▸ Exercise
Exactly reproduce the lines of the listing below from the one containing "Clone this chart in Apache ECharts." through the one containing "const yTicks = [0, 1, 2, 3, 4];". Skip the images.

▸ Records for this task
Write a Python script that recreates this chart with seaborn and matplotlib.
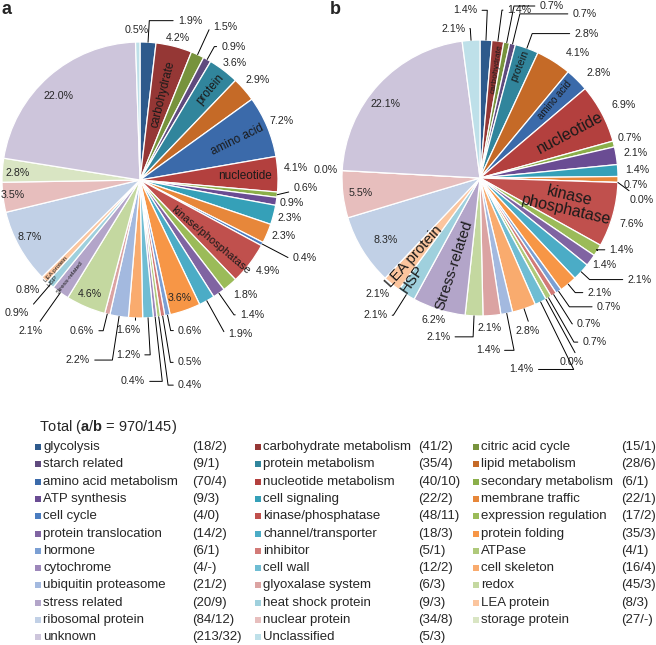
import numpy as np
import matplotlib.pyplot as plt
import seaborn as sns

# categories in pie order (clockwise from 12 o'clock) == legend order (row-wise)
categories = ["glycolysis", "carbohydrate metabolism", "citric acid cycle",
              "starch related", "protein metabolism", "lipid metabolism",
              "amino acid metabolism", "nucleotide metabolism", "secondary metabolism",
              "ATP synthesis", "cell signaling", "membrane traffic",
              "cell cycle", "kinase/phosphatase", "expression regulation",
              "protein translocation", "channel/transporter", "protein folding",
              "hormone", "inhibitor", "ATPase",
              "cytochrome", "cell wall", "cell skeleton",
              "ubiquitin proteasome", "glyoxalase system", "redox",
              "stress related", "heat shock protein", "LEA protein",
              "ribosomal protein", "nuclear protein", "storage protein",
              "unknown", "Unclassified"]

counts_a = [18, 41, 15, 9, 35, 28, 70, 40, 6, 9, 22, 22, 4, 48, 17, 14, 18, 35,
            6, 5, 4, 4, 12, 16, 21, 6, 45, 20, 9, 8, 84, 34, 27, 213, 5]
# None = "-" in the legend
counts_b = [2, 2, 1, 1, 4, 6, 4, 10, 1, 3, 2, 1, 0, 11, 2, 2, 3, 3,
            1, 1, 1, None, 2, 4, 2, 3, 3, 9, 3, 3, 12, 8, None, 32, 3]

colors = ["#2E5A8C", "#953735", "#77933C", "#5F4A7E", "#31859C", "#C56A27",
          "#3B6AAA", "#B3403E", "#8BAF4A", "#6A4C93", "#35A0B8", "#E7873A",
          "#4A7CC0", "#C0504D", "#9BBB59", "#8064A2", "#4BACC6", "#F79646",
          "#7B9FD3", "#D27A77", "#AFC97A", "#9D87BA", "#6FBDD3", "#F9AB6E",
          "#A3B9DF", "#DBA3A2", "#C4D8A0", "#B3A5C9", "#9FD0DD", "#FBC59E",
          "#C1D0E6", "#E7BEBD", "#D9E5C3", "#CDC5DB", "#BEE0E9"]

# wedge names written inside the pies
names_a = {1: "carbohydrate", 4: "protein", 6: "amino acid", 7: "nucleotide",
           13: "kinase/phosphatase", 27: "Stress-related", 28: "HSP", 29: "LEA protein"}
names_b = {1: "carbohydrate", 4: "protein", 6: "amino acid", 7: "nucleotide",
           13: "kinase\nphosphatase", 27: "Stress-related", 28: "HSP", 29: "LEA protein"}

# ---- layout / style ----
sns.set_theme(style="white")
plt.rcParams["font.family"] = ["Liberation Sans", "DejaVu Sans"]
plt.rcParams["mathtext.fontset"] = "custom"
plt.rcParams["mathtext.rm"] = "Liberation Sans"
plt.rcParams["mathtext.bf"] = "Liberation Sans:bold"
palette = sns.color_palette(colors)
TXT = "#262626"
R = 138.0  # pie radius in px

# percent-label positions (angle clockwise from top, radius) per wedge
lab_a = [(17.4, 1.21), (15, 1.065), (29, 1.27), (35, 1.18), (39, 1.09), (49.7, 1.12),
         (67.4, 1.11), (85.6, 1.13), (92.8, 1.2), (98.6, 1.11), (104.2, 1.12), (111.3, 1.12),
         (115.3, 1.32), (125.4, 1.14), (137.6, 1.13), (140.3, 1.27), (147, 1.33), (161.3, 0.9),
         (161.6, 1.15), (164.7, 1.37), (166.3, 1.53), (182, 1.46), (183.9, 1.27), (184.6, 1.09),
         (199, 1.38), (201, 1.17), (203.9, 0.9), (216, 1.35), (222.8, 1.31), (225.5, 1.14),
         (242.6, 0.9), (263.3, 0.93), (273.3, 0.89), (315.7, 0.85), (358.9, 1.09)]
lead_a = {0, 2, 3, 8, 12, 15, 16, 18, 19, 20, 21, 22, 23, 24, 25, 27, 28}
lab_b = [(355, 1.22), (13.3, 1.25), (22.6, 1.35), (32.5, 1.41), (36.4, 1.3), (37.9, 1.15),
         (48.5, 1.15), (63, 1.17), (75, 1.12), (81, 1.14), (87, 1.14), (92.6, 1.13),
         (97.7, 1.18), (106.7, 1.15), (116.9, 1.15), (125, 1.1), (122.5, 1.37), (133.8, 1.2),
         (135, 1.32), (143.2, 1.32), (145.1, 1.45), (153.6, 1.49), (167.7, 1.42), (162.7, 1.16),
         (177.4, 1.25), (176.2, 1.09), (194.7, 1.19), (198.3, 1.08), (217.3, 1.25), (221.6, 1.12),
         (236.9, 0.82), (262.9, 0.87), (273, 1.12), (308.3, 0.87), (349.8, 1.1)]
lead_b = {0, 1, 2, 3, 4, 12, 14, 16, 17, 18, 19, 20, 21, 22, 23, 24, 26, 28, 34}

# name positions: angle, radius, rotation, fontsize
nstyle_a = {1: (15, 0.64, 76, 8.5), 4: (37.6, 0.83, 50, 8.5), 6: (67.6, 0.76, 26, 8.5),
            7: (88, 0.76, 0, 8.5), 13: (130.6, 0.67, -40, 8.0), 27: (215.8, 0.87, 52, 4.6),
            28: (220.7, 0.97, 49, 4.6), 29: (223.3, 0.89, 48, 4.5)}
nstyle_b = {1: (8.8, 0.8, 82, 6), 4: (19.5, 0.86, 68, 7.7), 6: (43.9, 0.78, 50, 7),
            7: (63.7, 0.73, 28, 11.5), 13: (105.9, 0.66, -13, 11.5), 27: (196.6, 0.66, 72, 10.8),
            28: (213.7, 0.88, 55, 10.8), 29: (220.2, 0.74, 48, 10.8)}


def polar(theta, r):
    t = np.deg2rad(theta)
    return r * np.sin(t), r * np.cos(t)


def draw_pie(ax, counts, lab_pos, leaders, names, nstyle):
    vals = np.array([0 if c is None else c for c in counts], dtype=float)
    ax.pie(vals, colors=palette, startangle=90, counterclock=False, radius=1,
           wedgeprops=dict(edgecolor="white", linewidth=0.9))
    pct = vals / vals.sum() * 100
    edges = np.concatenate([[0], np.cumsum(vals)]) / vals.sum() * 360
    mids = (edges[:-1] + edges[1:]) / 2
    for i, p in enumerate(pct):
        x, y = polar(*lab_pos[i])
        if i in leaders:
            ex, ey = polar(mids[i], 1.0)
            ang = 90 - mids[i]
            if abs(np.sin(np.deg2rad(ang))) > 0.45:
                cs = f"angle,angleA=0,angleB={ang:.2f},rad=0"
            else:
                cs = "arc3"
            ax.annotate(f"{p:.1f}%", xy=(ex, ey), xytext=(x, y), ha="center", va="center",
                        fontsize=7.7, color=TXT,
                        arrowprops=dict(arrowstyle="-", lw=0.7, color="black",
                                        shrinkA=1, shrinkB=0, connectionstyle=cs))
        else:
            ax.text(x, y, f"{p:.1f}%", ha="center", va="center", fontsize=7.7, color=TXT)
    for i, name in names.items():
        th, r, rot, fs = nstyle[i]
        x, y = polar(th, r)
        ax.text(x, y, name, ha="center", va="center", rotation=rot, fontsize=fs,
                color="#1a1a1a", linespacing=1.0, rotation_mode="anchor")


W, H = 656, 645
fig = plt.figure(figsize=(W / 100, H / 100), dpi=100)

# overlay axes in pixel units for legend and panel letters
ax_l = fig.add_axes([0, 0, 1, 1])
ax_l.set_xlim(0, W)
ax_l.set_ylim(H, 0)
ax_l.axis("off")

ax_a = fig.add_axes([0, (H - 420) / H, 330 / W, 420 / H])
draw_pie(ax_a, counts_a, lab_a, lead_a, names_a, nstyle_a)
ax_a.set_xlim(-140 / R, 190 / R)
ax_a.set_ylim((180 - 420) / R, 180 / R)
ax_a.set_aspect("auto")
ax_a.patch.set_visible(False)

ax_b = fig.add_axes([330 / W, (H - 420) / H, 326 / W, 420 / H])
draw_pie(ax_b, counts_b, lab_b, lead_b, names_b, nstyle_b)
ax_b.set_xlim(-150 / R, 176 / R)
ax_b.set_ylim((178 - 420) / R, 178 / R)
ax_b.set_aspect("auto")
ax_b.patch.set_visible(False)

ax_l.text(6, 10, "a", fontsize=13, fontweight="bold", ha="center", va="center")
ax_l.text(335, 10, "b", fontsize=13, fontweight="bold", ha="center", va="center")

# legend block
ax_l.text(39, 427, r"Total ($\mathbf{a}$/$\mathbf{b}$ = 970/145)", fontsize=10.5,
          ha="left", va="center", color=TXT)
col_name = [43, 263, 481]
col_cnt = [192, 418, 621]
row0, dy = 447, 17.3
for i, cat in enumerate(categories):
    r, c = divmod(i, 3)
    y = row0 + r * dy
    ax_l.scatter(col_name[c] - 5, y, marker="s", s=16, color=palette[i], linewidths=0)
    ax_l.text(col_name[c], y, cat, fontsize=9.5, ha="left", va="center", color=TXT)
    b = "-" if counts_b[i] is None else counts_b[i]
    ax_l.text(col_cnt[c], y, f"({counts_a[i]}/{b})", fontsize=9.5, ha="left",
              va="center", color=TXT)

fig.savefig("out.png", dpi=100)
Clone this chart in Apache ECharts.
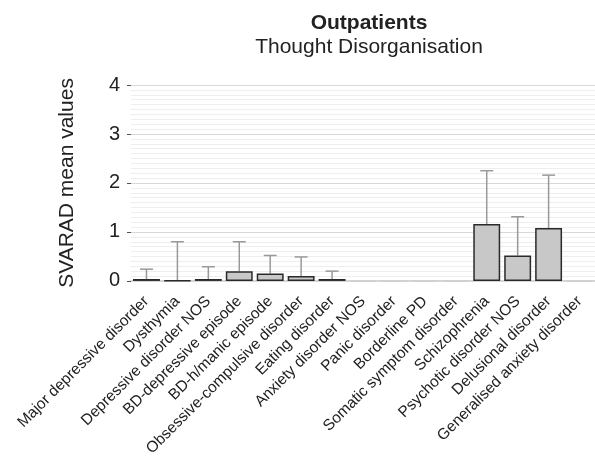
<!DOCTYPE html>
<html>
<head>
<meta charset="utf-8">
<script src="https://cdn.jsdelivr.net/npm/echarts@6/dist/echarts.min.js"></script>
<style>
  html, body { margin: 0; padding: 0; background: #fff; }
  #chart { width: 595px; height: 459px; }
</style>
</head>
<body>
<div id="chart"></div>
<script>
// diagnoses on the x axis
const categories = [
  "Major depressive disorder", "Dysthymia", "Depressive disorder NOS",
  "BD-depressive episode", "BD-h/manic episode", "Obsessive-compulsive disorder",
  "Eating disorder", "Anxiety disorder NOS", "Panic disorder", "Borderline PD",
  "Somatic symptom disorder", "Schizophrenia", "Psychotic disorder NOS",
  "Delusional disorder", "Generalised anxiety disorder"
];
// mean SVARAD values (bar heights)
const means = [0.04, 0.01, 0.04, 0.20, 0.15, 0.10, 0.04, 0, 0, 0, 0, 1.16, 0.52, 1.08, 0];
// upper end of the error bar (null = no error bar)
const upper = [0.24, 0.80, 0.29, 0.80, 0.52, 0.49, 0.20, null, null, null, null, 2.25, 1.31, 2.16, null];
const yTicks = [0, 1, 2, 3, 4];

const font = "Liberation Sans, Arial, Helvetica, sans-serif";
const chart = echarts.init(document.getElementById("chart"));

const errData = categories.map((c, i) => [i, means[i], upper[i]]).filter(d => d[2] !== null);
// empty groups only show a faint line on the baseline
const barData = means.map(v => v === 0 ? { value: v, itemStyle: { borderColor: "#d0d0d0" } } : v);

chart.setOption({
  animation: false,
  title: [
    { text: "Outpatients", left: 364, top: 8, textAlign: "center",
      textStyle: { fontFamily: font, fontSize: 21, fontWeight: "bold", color: "#222" } },
    { text: "Thought Disorganisation", left: 364, top: 32, textAlign: "center",
      textStyle: { fontFamily: font, fontSize: 21, fontWeight: "normal", color: "#222" } }
  ],
  grid: { left: 131, right: 0, top: 85, bottom: 178 },
  xAxis: {
    type: "category",
    data: categories,
    axisLine: { lineStyle: { color: "#d6d6d6", width: 2 } },
    axisTick: { show: false },
    axisLabel: {
      rotate: 45, interval: 0, margin: 18,
      fontFamily: font, fontSize: 15.5, color: "#222"
    }
  },
  yAxis: {
    type: "value",
    min: yTicks[0], max: yTicks[yTicks.length - 1], interval: 1,
    name: "SVARAD mean values",
    nameLocation: "middle", nameGap: 53, nameRotate: 90,
    nameTextStyle: { fontFamily: font, fontSize: 21, color: "#222" },
    axisLine: { show: false },
    axisTick: { show: true, length: 4, lineStyle: { color: "#555" } },
    axisLabel: { margin: 11, fontFamily: font, fontSize: 20, color: "#222" },
    splitLine: { lineStyle: { color: "#d8d8d8", width: 1 } },
    minorTick: { show: false, splitNumber: 10 },
    minorSplitLine: { show: true, lineStyle: { color: "#eeeeee", width: 1 } }
  },
  series: [
    {
      type: "custom",
      z: 1,
      data: errData,
      renderItem: function (params, api) {
        const x = api.value(0);
        const lo = api.coord([x, api.value(1)]);
        const hi = api.coord([x, api.value(2)]);
        const half = 6.5;
        const style = { stroke: "#999", lineWidth: 1.5 };
        return {
          type: "group",
          children: [
            { type: "line", shape: { x1: lo[0], y1: lo[1], x2: hi[0], y2: hi[1] }, style: style },
            { type: "line", shape: { x1: hi[0] - half, y1: hi[1], x2: hi[0] + half, y2: hi[1] }, style: style }
          ]
        };
      }
    },
    {
      type: "bar",
      z: 2,
      data: barData,
      barCategoryGap: "13%",
      itemStyle: { color: "#c8c8c8", borderColor: "#2a2a2a", borderWidth: 1.5 }
    }
  ]
});
</script>
</body>
</html>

▸ Answer to this task
Clone this chart in Apache ECharts.
<!DOCTYPE html>
<html>
<head>
<meta charset="utf-8">
<script src="https://cdn.jsdelivr.net/npm/echarts@6/dist/echarts.min.js"></script>
<style>
  html, body { margin: 0; padding: 0; background: #fff; }
  #chart { width: 595px; height: 459px; }
</style>
</head>
<body>
<div id="chart"></div>
<script>
// diagnoses on the x axis
const categories = [
  "Major depressive disorder", "Dysthymia", "Depressive disorder NOS",
  "BD-depressive episode", "BD-h/manic episode", "Obsessive-compulsive disorder",
  "Eating disorder", "Anxiety disorder NOS", "Panic disorder", "Borderline PD",
  "Somatic symptom disorder", "Schizophrenia", "Psychotic disorder NOS",
  "Delusional disorder", "Generalised anxiety disorder"
];
// mean SVARAD values (bar heights)
const means = [0.04, 0.01, 0.04, 0.20, 0.15, 0.10, 0.04, 0, 0, 0, 0, 1.16, 0.52, 1.08, 0];
// upper end of the error bar (null = no error bar)
const upper = [0.24, 0.80, 0.29, 0.80, 0.52, 0.49, 0.20, null, null, null, null, 2.25, 1.31, 2.16, null];
const yTicks = [0, 1, 2, 3, 4];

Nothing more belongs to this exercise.